Park mengatakan dia akan menunggu untuk melihat hasil diskusi tentang dana stabilisasi saham dan kemungkinan penurunan suku bunga tambahan oleh bank sentral. "Jika ada langkah-langkah dukungan pemerintah seperti itu, pasar akan tampak aman."
Tak lama setelah deklarasi darurat militer oleh Yoon, otoritas keuangan utama Korsel berjanji akan menyediakan likuiditas tanpa batas untuk mendukung pasar dan mengatakan bahwa dana stabilisasi saham senilai 10 triliun won siap digunakan jika diperlukan.
Gubernur BOK Rhee Chang-yong mengatakan kecil kemungkinan bank sentral akan memangkas suku bunga.
Won menguat ke 1.413,50 per dolar, memangkas kerugian awal yang sempat mendorongnya ke level terlemah sejak 2009. Para ahli strategi yang disurvei Bloomberg memperkirakan mata uang ini akan diperdagangkan pada 1.410 per dolar pada akhir Maret 2025.
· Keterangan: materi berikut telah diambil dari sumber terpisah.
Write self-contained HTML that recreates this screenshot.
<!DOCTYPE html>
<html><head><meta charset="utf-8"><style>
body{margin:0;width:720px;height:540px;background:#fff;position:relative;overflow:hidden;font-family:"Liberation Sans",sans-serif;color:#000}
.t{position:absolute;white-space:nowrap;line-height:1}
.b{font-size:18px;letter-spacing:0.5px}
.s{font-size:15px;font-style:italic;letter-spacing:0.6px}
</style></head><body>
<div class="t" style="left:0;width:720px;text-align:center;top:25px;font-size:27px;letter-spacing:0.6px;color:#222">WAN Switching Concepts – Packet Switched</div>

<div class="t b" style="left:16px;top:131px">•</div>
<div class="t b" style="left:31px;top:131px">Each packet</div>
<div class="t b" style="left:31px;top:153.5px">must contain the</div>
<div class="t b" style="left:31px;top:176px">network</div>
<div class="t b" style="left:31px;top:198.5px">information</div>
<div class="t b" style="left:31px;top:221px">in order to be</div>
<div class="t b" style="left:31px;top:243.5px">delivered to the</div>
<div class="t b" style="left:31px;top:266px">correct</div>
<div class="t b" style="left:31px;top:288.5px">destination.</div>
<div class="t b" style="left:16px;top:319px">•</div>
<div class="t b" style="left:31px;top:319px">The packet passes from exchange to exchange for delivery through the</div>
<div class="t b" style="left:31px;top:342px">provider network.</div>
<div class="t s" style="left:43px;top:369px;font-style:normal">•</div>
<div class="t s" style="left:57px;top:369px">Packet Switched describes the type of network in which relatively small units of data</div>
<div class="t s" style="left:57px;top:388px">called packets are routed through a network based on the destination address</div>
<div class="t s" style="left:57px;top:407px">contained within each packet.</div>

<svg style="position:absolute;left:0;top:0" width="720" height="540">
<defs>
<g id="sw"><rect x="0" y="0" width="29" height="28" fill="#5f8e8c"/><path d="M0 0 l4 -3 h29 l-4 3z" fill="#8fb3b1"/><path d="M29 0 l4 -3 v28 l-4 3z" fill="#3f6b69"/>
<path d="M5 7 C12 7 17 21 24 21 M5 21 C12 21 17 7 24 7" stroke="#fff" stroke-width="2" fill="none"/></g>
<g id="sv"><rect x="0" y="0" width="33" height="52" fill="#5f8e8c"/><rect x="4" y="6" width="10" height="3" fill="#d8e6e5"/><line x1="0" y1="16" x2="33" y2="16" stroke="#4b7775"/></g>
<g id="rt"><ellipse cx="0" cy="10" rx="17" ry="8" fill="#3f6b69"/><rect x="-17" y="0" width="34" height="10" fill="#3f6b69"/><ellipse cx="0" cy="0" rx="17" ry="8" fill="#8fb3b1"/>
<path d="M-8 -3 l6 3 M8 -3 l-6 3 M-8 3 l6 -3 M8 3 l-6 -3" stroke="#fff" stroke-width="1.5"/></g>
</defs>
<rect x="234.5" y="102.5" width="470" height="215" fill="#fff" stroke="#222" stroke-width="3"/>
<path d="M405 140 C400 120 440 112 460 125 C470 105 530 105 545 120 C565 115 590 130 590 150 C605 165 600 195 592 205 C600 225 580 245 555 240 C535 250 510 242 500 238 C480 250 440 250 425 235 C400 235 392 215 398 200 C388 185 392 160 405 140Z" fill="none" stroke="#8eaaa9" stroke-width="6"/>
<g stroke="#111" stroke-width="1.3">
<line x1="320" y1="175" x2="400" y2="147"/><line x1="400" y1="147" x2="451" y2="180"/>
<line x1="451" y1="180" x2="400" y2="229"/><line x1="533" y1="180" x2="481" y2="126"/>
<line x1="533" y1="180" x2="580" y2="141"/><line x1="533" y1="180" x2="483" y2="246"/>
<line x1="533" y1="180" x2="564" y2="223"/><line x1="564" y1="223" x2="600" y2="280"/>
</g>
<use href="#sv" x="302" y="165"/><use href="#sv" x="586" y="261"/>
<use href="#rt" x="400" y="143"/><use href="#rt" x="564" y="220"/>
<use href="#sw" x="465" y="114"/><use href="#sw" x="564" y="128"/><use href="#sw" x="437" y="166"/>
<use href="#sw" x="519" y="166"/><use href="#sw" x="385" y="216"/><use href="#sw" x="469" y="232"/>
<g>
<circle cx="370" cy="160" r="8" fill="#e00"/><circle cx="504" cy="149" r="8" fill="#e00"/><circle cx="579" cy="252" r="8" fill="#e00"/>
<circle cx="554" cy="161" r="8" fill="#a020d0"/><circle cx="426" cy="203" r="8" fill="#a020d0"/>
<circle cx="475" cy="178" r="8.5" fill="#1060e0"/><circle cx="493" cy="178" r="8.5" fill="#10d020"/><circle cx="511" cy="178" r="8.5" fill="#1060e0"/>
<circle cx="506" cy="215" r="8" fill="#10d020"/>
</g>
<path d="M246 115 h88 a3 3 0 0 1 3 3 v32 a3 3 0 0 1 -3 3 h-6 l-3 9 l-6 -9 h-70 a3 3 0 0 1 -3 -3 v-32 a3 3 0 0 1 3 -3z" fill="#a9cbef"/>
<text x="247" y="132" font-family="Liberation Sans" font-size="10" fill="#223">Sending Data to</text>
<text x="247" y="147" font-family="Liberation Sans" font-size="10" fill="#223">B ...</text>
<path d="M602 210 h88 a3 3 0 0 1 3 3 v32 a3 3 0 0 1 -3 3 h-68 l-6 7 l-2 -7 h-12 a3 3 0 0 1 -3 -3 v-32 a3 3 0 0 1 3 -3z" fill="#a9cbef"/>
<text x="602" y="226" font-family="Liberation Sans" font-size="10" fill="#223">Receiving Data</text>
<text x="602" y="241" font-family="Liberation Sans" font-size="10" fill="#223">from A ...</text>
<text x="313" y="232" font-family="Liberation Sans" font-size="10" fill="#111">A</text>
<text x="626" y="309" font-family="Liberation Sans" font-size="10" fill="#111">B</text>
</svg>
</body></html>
Investor telah mewaspadai Korsel sebelum kekacauan politik baru-baru ini terjadi. Mereka beralasan bahwa ekonomi negara itu melambat dan khawatir atas tarif Trump.
Hal ini menyebabkan arus keluar saham selama empat bulan berturut-turut dengan total lebih dari US$14 miliar, yang mendorong Citigroup Inc, Goldman Sachs Group Inc, dan JPMorgan Chase & Co menurunkan peringkat saham negara itu bulan lalu.
"Saya sudah memiliki posisi underweight di Korea dalam portofolio Asia saya," kata Joohee An, kepala investasi di Mirae Asset Global Investments Co di Hong Kong.
"Peristiwa ini tidak membantu pertumbuhan laba atau prospek perusahaan. Meskipun mereka diperdagangkan dengan harga diskon, saya lebih suka berinvestasi di negara lain yang memiliki angka pendapatan yang lebih baik."
Di tengah ketidakpastian ekonomi tahun ini, investor obligasi bernasib lebih baik. Obligasi Korsel menjadi salah satu yang berkinerja terbaik di Asia, menarik arus masuk bersih sebesar US$42 miliar berkat inklusi dalam indeks utang FTSE dan penurunan suku bunga yang mengejutkan oleh BOK.
Indeks utang berdenominasi won menghasilkan imbal hasil 8,2% pada tahun 2024, melampaui kenaikan 2% di pasar negara berkembang yang lebih luas, menurut data yang dikumpulkan Bloomberg. Namun, kenaikan lebih lanjut tidak mungkin terjadi hingga akhir tahun, kata Kiyong Seong, pakar strategi makro di Societe Generale SA di Hong Kong.
"Meskipun obligasi Korea relatif terisolasi dari gejolak politik, bukan berarti terisolasi sepenuhnya," katanya. Arus masuk obligasi mungkin akan melambat menjelang peningkatan penerbitan tahun depan, dan ada risiko anggaran tambahan, tambahnya.